# Rattie Play Time



## twilight (Apr 20, 2007)

Here is video from when two of my ratties where playing in bathroom. I added some cute music so turn up your speakers!  

http://www.youtube.com/watch?v=gjbjN5kb9aI


----------



## d00mg1rl (Jun 27, 2007)

your ratties are very cute


----------



## DonnaK (Feb 8, 2007)

Cute!  Though, I'm going to be humming that bloomin' song all day now!


----------



## sonoma (May 26, 2007)

That was so cute! Your ratties are adorable!


----------



## twilight (Apr 20, 2007)

Thanks! Yeah I know that song can really get in your head


----------



## Poppyseed (Feb 1, 2007)

Very cute!

Question, what's with Daddy's bald spots? I'm just curious. Is he an older ratty?


----------



## kkdepp (May 22, 2007)

Very cute.....I love the song....Well I needed a song in my head for the day....Now I have one


----------



## twilight (Apr 20, 2007)

Daddy is probably around 1 years old. So hes not really 'old'. The other rattie in the video, Ebony, is around 2. You can't see it but she has a bald spot as well. They where treated with Revolution...no change. So they are going to the vet this week.


----------



## twitch (Jan 4, 2007)

have you considered their diet? if there is too much protein they may get itchy and hair will fall out.


----------



## Nazarath (Feb 20, 2007)

* I LOVE LOVE LOVE LOVE that song! the movie was so cute!! that was awesomeness lol. *


----------



## twilight (Apr 20, 2007)

Well considering they are fed Harlen blocks (2014), I don't see how it could be their diet. *shrugs*


----------



## twitch (Jan 4, 2007)

i thought they recently changed their formula and now have higher levels of protein though. but i could be wrong. i don't feed that myself and have only heard bits and pieces that one of the lab block people had changed their formula and wasn't as good anymore.


----------



## Forensic (Apr 12, 2007)

According to the HT site the 2014 still has 14 % protein, the 2016 still has 16 %, etc.


----------



## twitch (Jan 4, 2007)

maybe it was a different brand or i misread something. i could have sworn one of the lab blocks formulas had changed though.... ah well, i'll mark it up to being groggy from the evil head cold. 

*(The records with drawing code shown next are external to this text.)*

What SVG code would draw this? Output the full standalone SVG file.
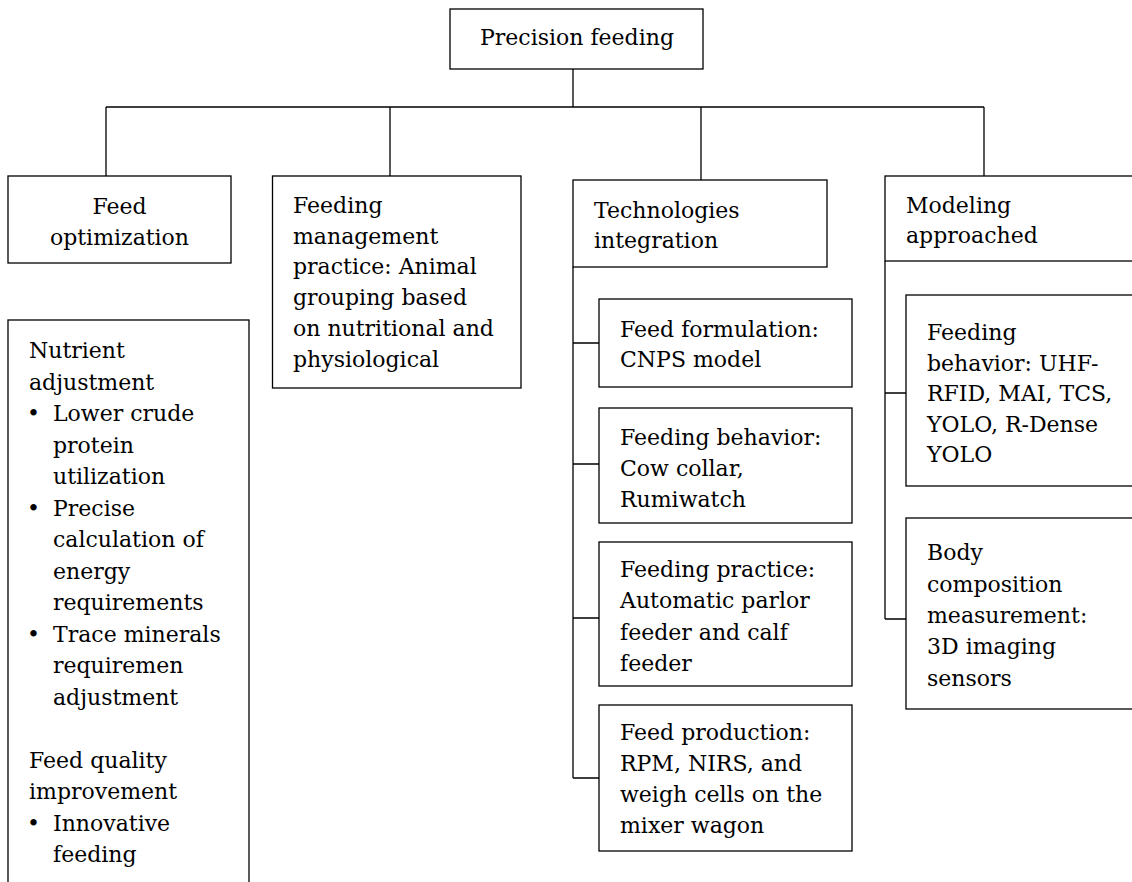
<svg xmlns="http://www.w3.org/2000/svg" width="1132" height="882" viewBox="0 0 1132 882">
<style>
.box{fill:#fff;stroke:#000;stroke-width:1.3}
.ln{fill:none;stroke:#000;stroke-width:1.3}
text{font-family:"DejaVu Serif","Liberation Serif",serif;font-size:22px;fill:#000}
.c{text-anchor:middle}
</style>
<rect width="1132" height="882" fill="#fff"/>
<g id="connectors">
<path class="ln" d="M573 69V107M106 107H984M106 107V176M390 107V176M701 107V180M984 107V176"/>
<path class="ln" d="M573 267V778M573 343H599M573 464H599M573 618H599M573 778H599"/>
<path class="ln" d="M885 261V619M885 393H906M885 619H906"/>
</g>
<g id="precision-feeding">
<rect class="box" x="450" y="9" width="253" height="60"/>
<text class="c" x="577" y="45">Precision feeding</text>
</g>
<g id="feed-optimization">
<rect class="box" x="8" y="176" width="223" height="87"/>
<text class="c" x="119.5" y="214">Feed</text>
<text class="c" x="119.5" y="245">optimization</text>
</g>
<g id="nutrient-adjustment">
<rect class="box" x="8" y="320" width="241" height="600"/>
<text x="29" y="358">Nutrient</text>
<text x="29" y="389.5">adjustment</text>
<text x="27" y="421">•</text><text x="53" y="421">Lower crude</text>
<text x="53" y="452.5">protein</text>
<text x="53" y="484">utilization</text>
<text x="27" y="515.5">•</text><text x="53" y="515.5">Precise</text>
<text x="53" y="547">calculation of</text>
<text x="53" y="578.5">energy</text>
<text x="53" y="610">requirements</text>
<text x="27" y="641.5">•</text><text x="53" y="641.5">Trace minerals</text>
<text x="53" y="673">requiremen</text>
<text x="53" y="704.5">adjustment</text>
<text x="29" y="767.5">Feed quality</text>
<text x="29" y="799">improvement</text>
<text x="27" y="830.5">•</text><text x="53" y="830.5">Innovative</text>
<text x="53" y="862">feeding</text>
</g>
<g id="feeding-management">
<rect class="box" x="272.5" y="176" width="248.5" height="212"/>
<text x="293" y="212.7">Feeding</text>
<text x="293" y="243.5">management</text>
<text x="293" y="274.3">practice: Animal</text>
<text x="293" y="305">grouping based</text>
<text x="293" y="336">on nutritional and</text>
<text x="293" y="366.7">physiological</text>
</g>
<g id="technologies-integration">
<rect class="box" x="573" y="180" width="254" height="87"/>
<text x="594" y="218.3">Technologies</text>
<text x="594" y="248.3">integration</text>
</g>
<g id="feed-formulation">
<rect class="box" x="599" y="299" width="253" height="88"/>
<text x="620" y="336.7">Feed formulation:</text>
<text x="620" y="367">CNPS model</text>
</g>
<g id="feeding-behavior-tech">
<rect class="box" x="599" y="408" width="253" height="115"/>
<text x="620" y="445">Feeding behavior:</text>
<text x="620" y="476">Cow collar,</text>
<text x="620" y="507">Rumiwatch</text>
</g>
<g id="feeding-practice">
<rect class="box" x="599" y="542" width="253" height="144"/>
<text x="620" y="577">Feeding practice:</text>
<text x="620" y="608">Automatic parlor</text>
<text x="620" y="640">feeder and calf</text>
<text x="620" y="671">feeder</text>
</g>
<g id="feed-production">
<rect class="box" x="599" y="705" width="253" height="146"/>
<text x="620" y="740">Feed production:</text>
<text x="620" y="771">RPM, NIRS, and</text>
<text x="620" y="802">weigh cells on the</text>
<text x="620" y="833">mixer wagon</text>
</g>
<g id="modeling-approached">
<rect class="box" x="885" y="176" width="260" height="85"/>
<text x="906" y="213.3">Modeling</text>
<text x="906" y="242.7">approached</text>
</g>
<g id="feeding-behavior-model">
<rect class="box" x="906" y="295" width="240" height="191"/>
<text x="927" y="340">Feeding</text>
<text x="927" y="370.7">behavior: UHF-</text>
<text x="927" y="401">RFID, MAI, TCS,</text>
<text x="927" y="431.7">YOLO, R-Dense</text>
<text x="927" y="462">YOLO</text>
</g>
<g id="body-composition">
<rect class="box" x="906" y="518" width="240" height="191"/>
<text x="927" y="560">Body</text>
<text x="927" y="591.7">composition</text>
<text x="927" y="623">measurement:</text>
<text x="927" y="654">3D imaging</text>
<text x="927" y="686">sensors</text>
</g>
</svg>
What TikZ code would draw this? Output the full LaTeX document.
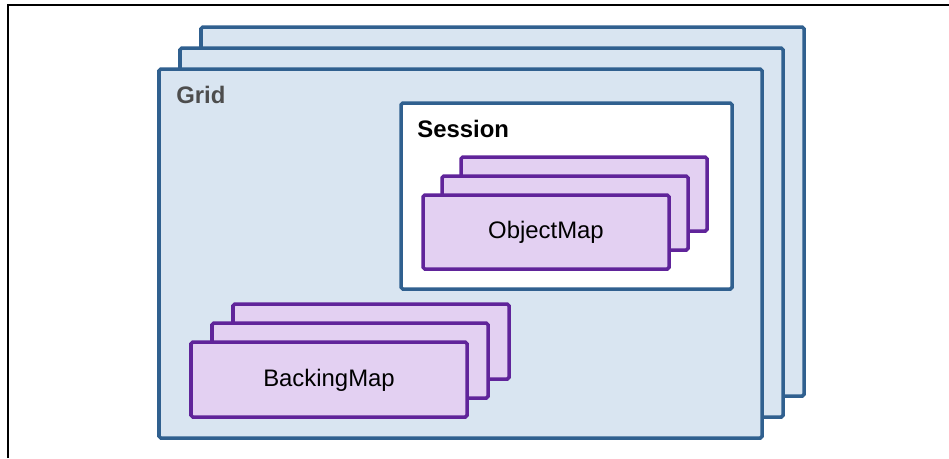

14% should be fine. but is that all they get? have you been giving them chicken bones more often or nuts or something else with protein as well? some rats are more sensitive to protein then others so it may be affecting these two more then the rest of the mischeif. 

or it could be something else entirely too. its just a thought.


----------



## DonnaK (Feb 8, 2007)

twitch said:


> maybe it was a different brand or i misread something. i could have sworn one of the lab blocks formulas had changed though....


I remember a post like that... wasn't it dog food?


----------



## Forensic (Apr 12, 2007)

DonnaK said:


> twitch said:
> 
> 
> > maybe it was a different brand or i misread something. i could have sworn one of the lab blocks formulas had changed though....
> ...


Rings a belll... the Innova Senior that's recommended for Suebee's maybe?


----------



## DonnaK (Feb 8, 2007)

Forensic said:


> Rings a belll... the Innova Senior that's recommended for Suebee's maybe?


Yes, I think that was it!


----------



## twitch (Jan 4, 2007)

Forensic said:


> DonnaK said:
> 
> 
> > twitch said:
> ...


yes, i think that was it exactly! see! *bashful grin* i knew something in some sort of food kibble thing was changed... *grins*


----------



## twilight (Apr 20, 2007)

> have you been giving them chicken bones more often or nuts or something else with protein as well?


 Nope, I havn't. I really don't know what it is. Thats why they are going to the vet tomorrow.


----------



## Forensic (Apr 12, 2007)

Keep us posted.


----------



## twilight (Apr 20, 2007)

Well it turns out the Revolution did help alot but they still hatching eggs, so they are getting Ivertermin (sp?) for 3 weeks. That should completely clear it up. Vet said they look really good and they are recovering nicely. So yay!


----------